**RECORDED INFORMATION**
:::::

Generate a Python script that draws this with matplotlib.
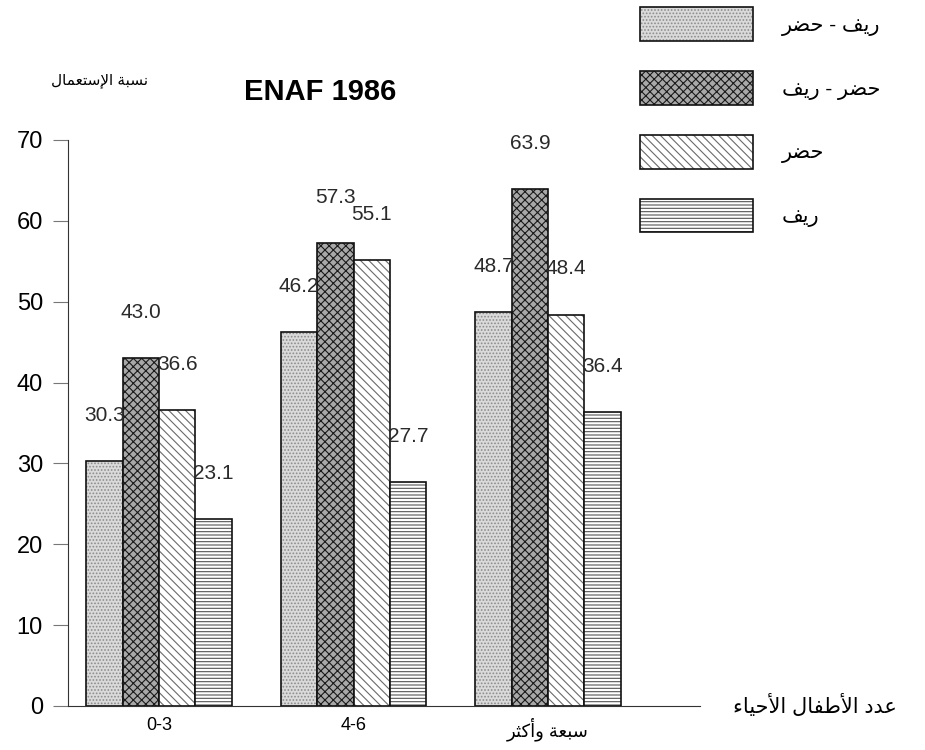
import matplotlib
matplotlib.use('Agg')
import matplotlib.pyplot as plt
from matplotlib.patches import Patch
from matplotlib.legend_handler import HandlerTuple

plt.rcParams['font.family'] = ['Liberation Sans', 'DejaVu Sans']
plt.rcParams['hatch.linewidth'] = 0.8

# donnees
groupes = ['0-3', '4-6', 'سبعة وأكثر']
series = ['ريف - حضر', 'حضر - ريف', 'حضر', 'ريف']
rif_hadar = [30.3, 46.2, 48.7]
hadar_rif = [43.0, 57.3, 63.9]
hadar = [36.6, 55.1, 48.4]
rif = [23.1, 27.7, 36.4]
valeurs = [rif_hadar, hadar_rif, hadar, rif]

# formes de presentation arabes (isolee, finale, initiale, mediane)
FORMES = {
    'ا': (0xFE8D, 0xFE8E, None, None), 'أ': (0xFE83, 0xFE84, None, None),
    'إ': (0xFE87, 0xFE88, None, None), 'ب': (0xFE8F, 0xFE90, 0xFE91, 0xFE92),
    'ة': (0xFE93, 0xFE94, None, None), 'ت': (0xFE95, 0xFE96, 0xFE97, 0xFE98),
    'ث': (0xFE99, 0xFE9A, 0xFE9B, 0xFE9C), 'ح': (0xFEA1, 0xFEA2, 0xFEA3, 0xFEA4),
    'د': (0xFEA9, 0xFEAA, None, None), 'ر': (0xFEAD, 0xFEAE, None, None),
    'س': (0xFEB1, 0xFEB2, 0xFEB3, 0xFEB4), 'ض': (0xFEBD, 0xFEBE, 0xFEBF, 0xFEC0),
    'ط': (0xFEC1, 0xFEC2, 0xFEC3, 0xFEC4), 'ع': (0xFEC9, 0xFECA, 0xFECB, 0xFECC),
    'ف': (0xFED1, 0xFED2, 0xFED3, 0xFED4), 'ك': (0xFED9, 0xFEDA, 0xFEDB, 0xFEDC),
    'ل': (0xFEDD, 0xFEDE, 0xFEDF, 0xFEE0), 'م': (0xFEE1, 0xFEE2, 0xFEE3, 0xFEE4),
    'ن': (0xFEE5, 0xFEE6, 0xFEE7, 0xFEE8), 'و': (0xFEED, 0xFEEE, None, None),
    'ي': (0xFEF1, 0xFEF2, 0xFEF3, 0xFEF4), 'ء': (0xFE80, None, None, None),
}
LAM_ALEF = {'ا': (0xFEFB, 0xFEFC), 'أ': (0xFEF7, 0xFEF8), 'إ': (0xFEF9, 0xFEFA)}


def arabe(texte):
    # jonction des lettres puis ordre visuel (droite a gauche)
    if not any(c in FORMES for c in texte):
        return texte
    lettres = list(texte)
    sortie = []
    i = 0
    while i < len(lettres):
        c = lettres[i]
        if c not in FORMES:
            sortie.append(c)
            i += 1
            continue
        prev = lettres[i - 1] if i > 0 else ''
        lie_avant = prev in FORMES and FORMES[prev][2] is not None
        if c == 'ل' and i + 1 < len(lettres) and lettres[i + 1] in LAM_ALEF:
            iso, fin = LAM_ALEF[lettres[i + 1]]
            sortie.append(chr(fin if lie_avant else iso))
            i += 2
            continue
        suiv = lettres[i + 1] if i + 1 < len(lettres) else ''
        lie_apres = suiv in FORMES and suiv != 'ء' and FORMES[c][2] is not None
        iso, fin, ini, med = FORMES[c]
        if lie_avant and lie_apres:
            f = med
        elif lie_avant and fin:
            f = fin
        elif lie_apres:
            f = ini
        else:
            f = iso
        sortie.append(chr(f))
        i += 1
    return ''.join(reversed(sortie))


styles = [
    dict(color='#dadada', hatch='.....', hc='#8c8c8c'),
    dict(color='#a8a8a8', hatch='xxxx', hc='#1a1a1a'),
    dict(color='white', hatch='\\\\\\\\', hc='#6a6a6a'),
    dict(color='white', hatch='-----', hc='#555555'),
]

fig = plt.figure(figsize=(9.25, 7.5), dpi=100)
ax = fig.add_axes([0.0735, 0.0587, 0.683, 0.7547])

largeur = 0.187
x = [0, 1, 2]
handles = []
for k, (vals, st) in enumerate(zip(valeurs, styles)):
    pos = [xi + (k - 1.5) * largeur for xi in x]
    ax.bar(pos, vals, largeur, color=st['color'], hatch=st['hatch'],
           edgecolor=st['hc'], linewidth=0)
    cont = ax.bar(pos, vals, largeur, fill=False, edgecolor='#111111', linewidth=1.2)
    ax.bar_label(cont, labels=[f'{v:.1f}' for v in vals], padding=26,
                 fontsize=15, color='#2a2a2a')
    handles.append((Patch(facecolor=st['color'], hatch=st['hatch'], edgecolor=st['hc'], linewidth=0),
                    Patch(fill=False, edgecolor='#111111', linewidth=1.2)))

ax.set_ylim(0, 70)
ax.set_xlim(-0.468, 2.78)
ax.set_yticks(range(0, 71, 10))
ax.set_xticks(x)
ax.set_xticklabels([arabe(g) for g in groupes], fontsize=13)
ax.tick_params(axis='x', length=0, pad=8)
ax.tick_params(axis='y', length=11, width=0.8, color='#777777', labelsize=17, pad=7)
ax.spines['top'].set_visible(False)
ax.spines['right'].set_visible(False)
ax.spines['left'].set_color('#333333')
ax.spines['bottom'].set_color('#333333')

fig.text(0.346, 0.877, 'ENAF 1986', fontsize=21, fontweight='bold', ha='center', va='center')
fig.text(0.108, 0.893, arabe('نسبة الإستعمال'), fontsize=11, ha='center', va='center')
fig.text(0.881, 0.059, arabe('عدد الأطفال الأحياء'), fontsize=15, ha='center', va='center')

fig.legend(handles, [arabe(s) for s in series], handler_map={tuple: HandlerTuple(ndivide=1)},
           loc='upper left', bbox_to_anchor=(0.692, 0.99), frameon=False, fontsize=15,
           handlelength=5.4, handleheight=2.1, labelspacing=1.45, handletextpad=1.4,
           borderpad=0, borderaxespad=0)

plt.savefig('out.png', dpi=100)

:::::

**YOUR OBJECTIVE**
Reproduce exactly the run of lines that opens the listing and closes with the line holding "from matplotlib.legend_handler import". Pictures are excluded.

**OUTPUT FOR THIS EXERCISE**
Generate a Python script that draws this with matplotlib.
import matplotlib
matplotlib.use('Agg')
import matplotlib.pyplot as plt
from matplotlib.patches import Patch
from matplotlib.legend_handler import HandlerTuple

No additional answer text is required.